What is needed:
Please output every line of the material as it stands, without the pictures.

§ §

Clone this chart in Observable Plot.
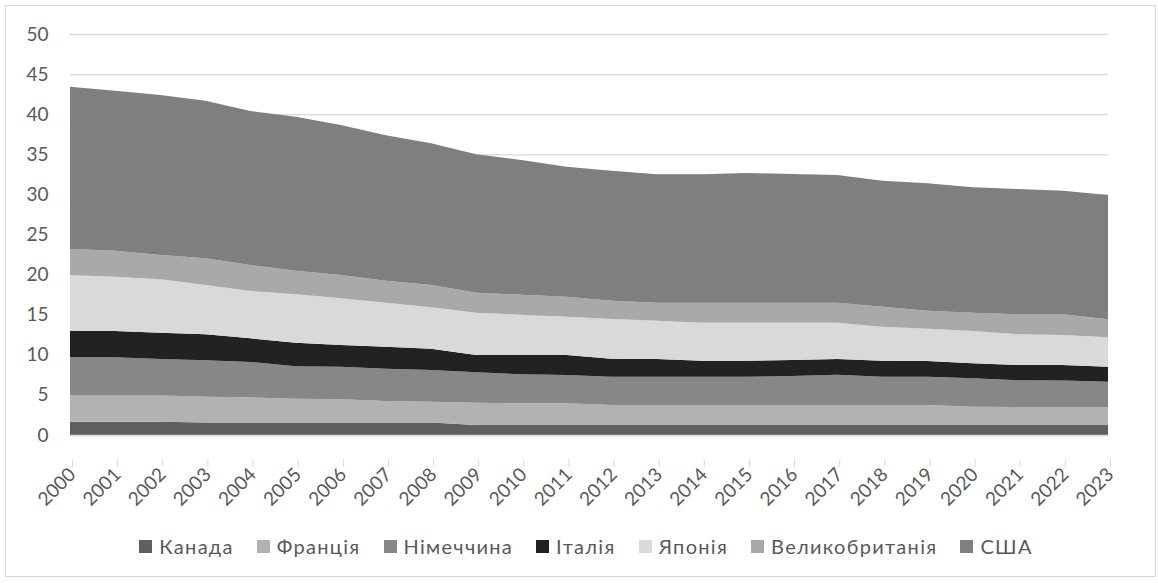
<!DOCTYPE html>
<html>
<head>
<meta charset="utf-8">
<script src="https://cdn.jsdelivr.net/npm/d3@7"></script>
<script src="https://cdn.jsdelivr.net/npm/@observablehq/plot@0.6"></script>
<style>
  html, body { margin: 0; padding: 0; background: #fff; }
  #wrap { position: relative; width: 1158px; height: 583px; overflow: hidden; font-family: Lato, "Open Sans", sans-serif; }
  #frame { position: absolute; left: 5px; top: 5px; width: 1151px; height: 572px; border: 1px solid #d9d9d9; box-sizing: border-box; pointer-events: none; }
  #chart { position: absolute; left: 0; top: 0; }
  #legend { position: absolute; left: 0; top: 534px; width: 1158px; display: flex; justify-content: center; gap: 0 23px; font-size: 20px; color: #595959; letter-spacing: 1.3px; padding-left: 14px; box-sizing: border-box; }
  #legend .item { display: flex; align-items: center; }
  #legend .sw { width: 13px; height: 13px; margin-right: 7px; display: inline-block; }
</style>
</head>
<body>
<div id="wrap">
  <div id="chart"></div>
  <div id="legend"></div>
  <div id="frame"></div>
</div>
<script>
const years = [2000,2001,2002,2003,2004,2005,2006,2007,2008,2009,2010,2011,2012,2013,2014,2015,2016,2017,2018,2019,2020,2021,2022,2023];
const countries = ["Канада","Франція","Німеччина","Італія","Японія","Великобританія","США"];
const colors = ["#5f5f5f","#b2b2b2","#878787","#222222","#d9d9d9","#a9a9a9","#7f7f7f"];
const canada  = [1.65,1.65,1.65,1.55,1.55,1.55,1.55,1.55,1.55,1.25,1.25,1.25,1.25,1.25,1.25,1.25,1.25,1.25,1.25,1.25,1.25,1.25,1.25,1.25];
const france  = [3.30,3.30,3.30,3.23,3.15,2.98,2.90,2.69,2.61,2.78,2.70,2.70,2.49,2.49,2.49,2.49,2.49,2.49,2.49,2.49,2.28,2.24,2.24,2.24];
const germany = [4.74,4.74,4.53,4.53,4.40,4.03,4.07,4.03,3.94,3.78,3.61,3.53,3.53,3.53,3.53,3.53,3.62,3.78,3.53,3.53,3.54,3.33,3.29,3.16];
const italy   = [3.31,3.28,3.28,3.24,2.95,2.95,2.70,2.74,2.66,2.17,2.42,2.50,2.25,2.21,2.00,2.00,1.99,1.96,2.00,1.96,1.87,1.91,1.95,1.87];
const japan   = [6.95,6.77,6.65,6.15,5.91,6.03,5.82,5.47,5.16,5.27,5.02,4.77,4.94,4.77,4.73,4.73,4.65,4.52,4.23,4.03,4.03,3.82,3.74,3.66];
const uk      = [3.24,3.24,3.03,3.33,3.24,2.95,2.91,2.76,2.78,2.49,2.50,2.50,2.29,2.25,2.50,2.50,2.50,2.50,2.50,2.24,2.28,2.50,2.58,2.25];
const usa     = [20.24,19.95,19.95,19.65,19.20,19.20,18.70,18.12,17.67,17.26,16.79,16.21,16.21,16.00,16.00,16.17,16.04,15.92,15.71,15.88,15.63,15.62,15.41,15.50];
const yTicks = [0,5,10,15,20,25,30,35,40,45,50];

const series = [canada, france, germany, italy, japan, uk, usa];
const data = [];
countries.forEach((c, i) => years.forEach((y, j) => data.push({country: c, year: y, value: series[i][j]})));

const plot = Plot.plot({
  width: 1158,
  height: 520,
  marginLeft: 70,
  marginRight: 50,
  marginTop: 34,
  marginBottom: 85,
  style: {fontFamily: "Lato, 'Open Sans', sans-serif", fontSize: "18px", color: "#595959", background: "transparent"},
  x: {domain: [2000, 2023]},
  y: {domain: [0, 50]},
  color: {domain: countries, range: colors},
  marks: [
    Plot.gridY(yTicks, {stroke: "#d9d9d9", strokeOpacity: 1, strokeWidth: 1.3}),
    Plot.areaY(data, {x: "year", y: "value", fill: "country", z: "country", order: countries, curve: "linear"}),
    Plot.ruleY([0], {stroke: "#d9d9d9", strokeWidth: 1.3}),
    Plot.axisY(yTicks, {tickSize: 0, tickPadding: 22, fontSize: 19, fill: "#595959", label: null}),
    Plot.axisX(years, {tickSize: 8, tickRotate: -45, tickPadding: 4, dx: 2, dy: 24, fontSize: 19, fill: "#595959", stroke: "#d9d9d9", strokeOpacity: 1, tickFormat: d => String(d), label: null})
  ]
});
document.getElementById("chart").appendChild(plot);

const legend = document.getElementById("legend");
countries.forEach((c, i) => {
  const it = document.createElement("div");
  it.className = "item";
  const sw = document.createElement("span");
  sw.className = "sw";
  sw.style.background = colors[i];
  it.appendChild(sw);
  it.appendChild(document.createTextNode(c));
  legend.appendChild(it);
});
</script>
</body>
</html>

§ §

The result:
Clone this chart in Observable Plot.
<!DOCTYPE html>
<html>
<head>
<meta charset="utf-8">
<script src="https://cdn.jsdelivr.net/npm/d3@7"></script>
<script src="https://cdn.jsdelivr.net/npm/@observablehq/plot@0.6"></script>
<style>
  html, body { margin: 0; padding: 0; background: #fff; }
  #wrap { position: relative; width: 1158px; height: 583px; overflow: hidden; font-family: Lato, "Open Sans", sans-serif; }
  #frame { position: absolute; left: 5px; top: 5px; width: 1151px; height: 572px; border: 1px solid #d9d9d9; box-sizing: border-box; pointer-events: none; }
  #chart { position: absolute; left: 0; top: 0; }
  #legend { position: absolute; left: 0; top: 534px; width: 1158px; display: flex; justify-content: center; gap: 0 23px; font-size: 20px; color: #595959; letter-spacing: 1.3px; padding-left: 14px; box-sizing: border-box; }
  #legend .item { display: flex; align-items: center; }
  #legend .sw { width: 13px; height: 13px; margin-right: 7px; display: inline-block; }
</style>
</head>
<body>
<div id="wrap">
  <div id="chart"></div>
  <div id="legend"></div>
  <div id="frame"></div>
</div>
<script>
const years = [2000,2001,2002,2003,2004,2005,2006,2007,2008,2009,2010,2011,2012,2013,2014,2015,2016,2017,2018,2019,2020,2021,2022,2023];
const countries = ["Канада","Франція","Німеччина","Італія","Японія","Великобританія","США"];
const colors = ["#5f5f5f","#b2b2b2","#878787","#222222","#d9d9d9","#a9a9a9","#7f7f7f"];
const canada  = [1.65,1.65,1.65,1.55,1.55,1.55,1.55,1.55,1.55,1.25,1.25,1.25,1.25,1.25,1.25,1.25,1.25,1.25,1.25,1.25,1.25,1.25,1.25,1.25];
const france  = [3.30,3.30,3.30,3.23,3.15,2.98,2.90,2.69,2.61,2.78,2.70,2.70,2.49,2.49,2.49,2.49,2.49,2.49,2.49,2.49,2.28,2.24,2.24,2.24];
const germany = [4.74,4.74,4.53,4.53,4.40,4.03,4.07,4.03,3.94,3.78,3.61,3.53,3.53,3.53,3.53,3.53,3.62,3.78,3.53,3.53,3.54,3.33,3.29,3.16];
const italy   = [3.31,3.28,3.28,3.24,2.95,2.95,2.70,2.74,2.66,2.17,2.42,2.50,2.25,2.21,2.00,2.00,1.99,1.96,2.00,1.96,1.87,1.91,1.95,1.87];
const japan   = [6.95,6.77,6.65,6.15,5.91,6.03,5.82,5.47,5.16,5.27,5.02,4.77,4.94,4.77,4.73,4.73,4.65,4.52,4.23,4.03,4.03,3.82,3.74,3.66];
const uk      = [3.24,3.24,3.03,3.33,3.24,2.95,2.91,2.76,2.78,2.49,2.50,2.50,2.29,2.25,2.50,2.50,2.50,2.50,2.50,2.24,2.28,2.50,2.58,2.25];
const usa     = [20.24,19.95,19.95,19.65,19.20,19.20,18.70,18.12,17.67,17.26,16.79,16.21,16.21,16.00,16.00,16.17,16.04,15.92,15.71,15.88,15.63,15.62,15.41,15.50];
const yTicks = [0,5,10,15,20,25,30,35,40,45,50];

const series = [canada, france, germany, italy, japan, uk, usa];
const data = [];
countries.forEach((c, i) => years.forEach((y, j) => data.push({country: c, year: y, value: series[i][j]})));

const plot = Plot.plot({
  width: 1158,
  height: 520,
  marginLeft: 70,
  marginRight: 50,
  marginTop: 34,
  marginBottom: 85,
  style: {fontFamily: "Lato, 'Open Sans', sans-serif", fontSize: "18px", color: "#595959", background: "transparent"},
  x: {domain: [2000, 2023]},
  y: {domain: [0, 50]},
  color: {domain: countries, range: colors},
  marks: [
    Plot.gridY(yTicks, {stroke: "#d9d9d9", strokeOpacity: 1, strokeWidth: 1.3}),
    Plot.areaY(data, {x: "year", y: "value", fill: "country", z: "country", order: countries, curve: "linear"}),
    Plot.ruleY([0], {stroke: "#d9d9d9", strokeWidth: 1.3}),
    Plot.axisY(yTicks, {tickSize: 0, tickPadding: 22, fontSize: 19, fill: "#595959", label: null}),
    Plot.axisX(years, {tickSize: 8, tickRotate: -45, tickPadding: 4, dx: 2, dy: 24, fontSize: 19, fill: "#595959", stroke: "#d9d9d9", strokeOpacity: 1, tickFormat: d => String(d), label: null})
  ]
});
document.getElementById("chart").appendChild(plot);

const legend = document.getElementById("legend");
countries.forEach((c, i) => {
  const it = document.createElement("div");
  it.className = "item";
  const sw = document.createElement("span");
  sw.className = "sw";
  sw.style.background = colors[i];
  it.appendChild(sw);
  it.appendChild(document.createTextNode(c));
  legend.appendChild(it);
});
</script>
</body>
</html>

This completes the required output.